Last quarter also saw the release of Howdy, Roku’s new ad-free streaming service that costs only $2.99 a month. The low price is meant to cater to a “large, underserved market,” said CEO Anthony Wood.

Although it’s still early days, Wood said that he’s excited by the new streaming brand’s potential – especially based on how well their other streaming service, the Roku Channel app, has already performed.

Overall streaming hours for Roku increased to 36.5 billion this past quarter, an increase of 4.5 billion hours compared to last year. The Roku Channel in particular accounted for 6.2% of all US streaming time in Q3, according to Nielsen.

Although impressive, those numbers don’t automatically translate to more income, admitted Chief Financial Officer Dan Jedda. But monetizable hours, such as the ones that come from Roku’s premium tier subscription lineup, appear to be growing at a similar rate as well.

Moreover, nearly 90% of engagement on the Roku Channel app came from display ads across Roku’s OS, the shareholder letter states.
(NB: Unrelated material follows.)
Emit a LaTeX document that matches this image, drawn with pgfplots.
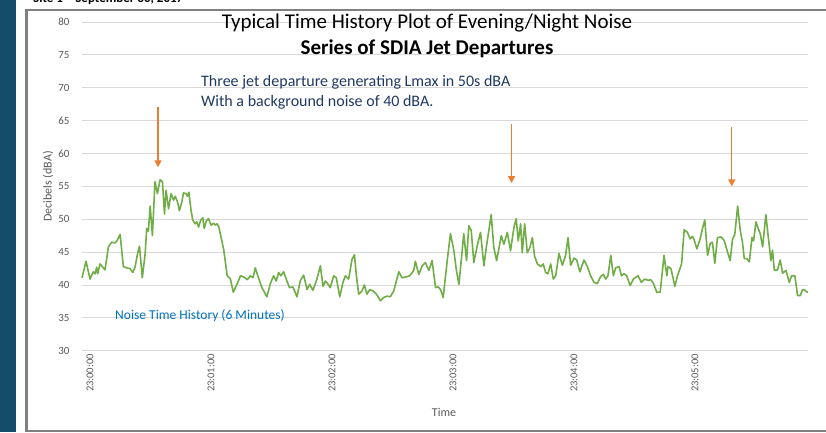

Which might explain why the company is now working on a massive new home page update to increase those engagement rates and monetization opportunities even further.

The update likely won’t roll out until early 2026. But once it does, you can probably expect to see even more shoppable ads on your Roku television device on top of everything else.

“We’re bullish on shoppable,” said Collier. “It’s one of those opportunities that I think is early, but working.”